If a rental property is in violation of the implied warranty of habitability in Kentucky, state laws outline how the repair process works, what tenants can do if repairs aren’t made, and how tenants are protected against retaliating landlords.

Requesting Repairs in Kentucky

Kentucky tenants must request repairs by writing to the landlord describing the issue. To reserve the relevant legal options, the tenant must also state actions they might take if the landlord does not make timely repairs, such as canceling the lease altogether.

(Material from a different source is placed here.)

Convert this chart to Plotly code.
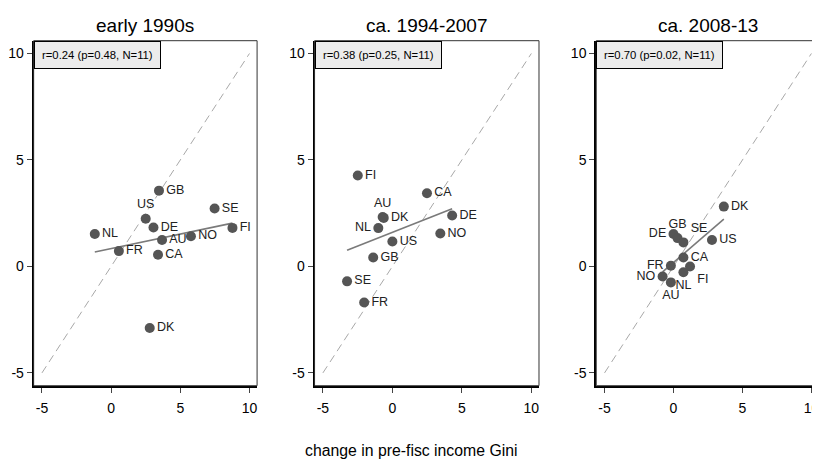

An example of language a tenant might use to state these intentions is: “If the landlord hasn’t remedied the issue in 14 days, the renter may exercise his right to cancel the rental agreement on [date], which is 30 or more days from today.

Renter’s Rights if Repairs Aren’t Made in Kentucky

Kentucky renters have the right to repairs for issues that affect health and safety, unless they caused the issue themselves. The landlord gets 14 days after receiving written notice to remedy the issue.

If the issue isn’t fixed, the renter can end the rental agreement, or ask a court to order repairs or compensation. The renter is potentially allowed to repair and deduct, but isn’t allowed to withhold rent. Read More

Landlord Retaliation in Kentucky

Kentucky landlords can’t retaliate with raised rent, reduced services, or threatened eviction against tenants who have taken one of the following protected actions in the past year:

  • Complaining to the government about health and safety.
  • Asking the landlord to do required repairs.
  • Participating in tenant organizations.

There’s an exception in Kentucky law for non-retaliatory, good-faith motivations. For example, a proportionate increase in rent following an increase in property tax isn’t retaliation.

Tenants can respond to retaliation by suing for quiet enjoyment of the property, and can recover possession of the property or cancel the rental agreement, plus recovering punitive damages.